Zuerst lassen Sie in einer grossen Pfanne 100 g Behauptung schmelzen, während dem Sie eine grosse Wahrheit schälen, halbieren und in kleine Würfel schneiden. Diese geben sie nun in die heisse Behauptung und lassen sie auf reduziertem Feuer so lange anbraten, bis sie braun und durchsichtig sind.

In einer Schüssel habe ich verschiedene Ängste vorbereitet, geputzt, geschält und in Scheiben geschnitten. Die kommen jetzt zu der Behauptung und der Wahrheit in die Pfanne und werden zwei Minuten lang mitgedünstet.

Das Ganze wird mit 1 ½ Liter Emotion abgelöscht und eine Stunde auf kleinem Feuer gekocht. Zum Nachsalzen nehmen Sie ein bis zwei Prisen Statistik, notfalls auch erfundene.

Wenn alles weich und gar ist, nehmen Sie die Pfanne vom Herd und schmecken die Suppe mit etwas Häme ab, um Blähungen vorzubeugen. Mit dem Mixer pürieren Sie nun alles, damit die Suppe sämig und homogen wird. 
Angerichtet wird sie in vorgeheizten Tellern. Als Dekoration geben Sie einen Tupfen Überheblichkeit in die Mitte, das verfeinert den Geschmack erheblich.
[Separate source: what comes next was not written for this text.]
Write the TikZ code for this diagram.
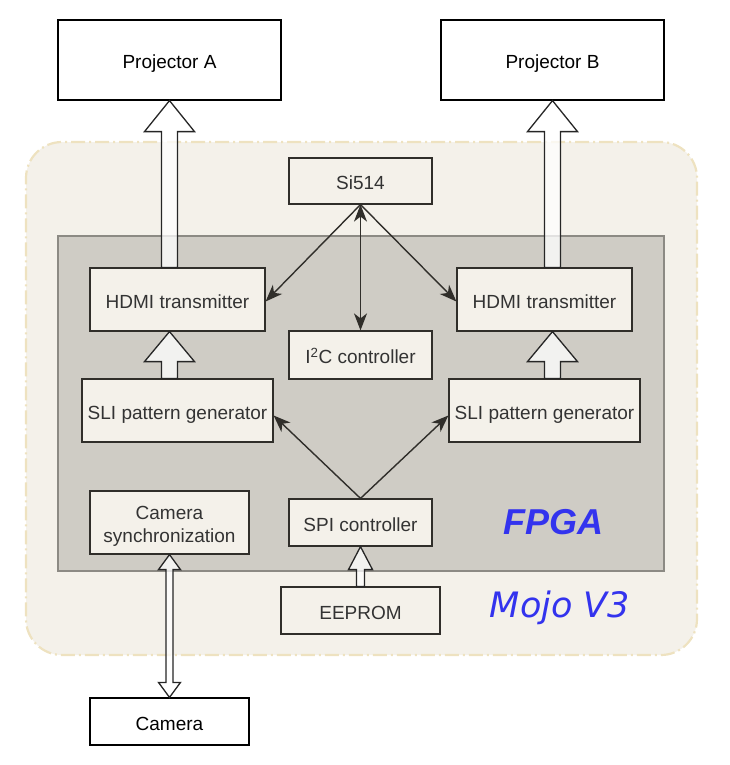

Die Suppe kräftigt die PEGIDA-Teilnehmer vor der Montags-Demo, inspiriert jene, die sich für eine der braun angehauchten Parteien Europas ins Zeug legen und wenn Sie genügend davon essen, können Sie sogar amerikanischer Präsident werden.





Viel Spass beim Nachkochen und guten Appetit!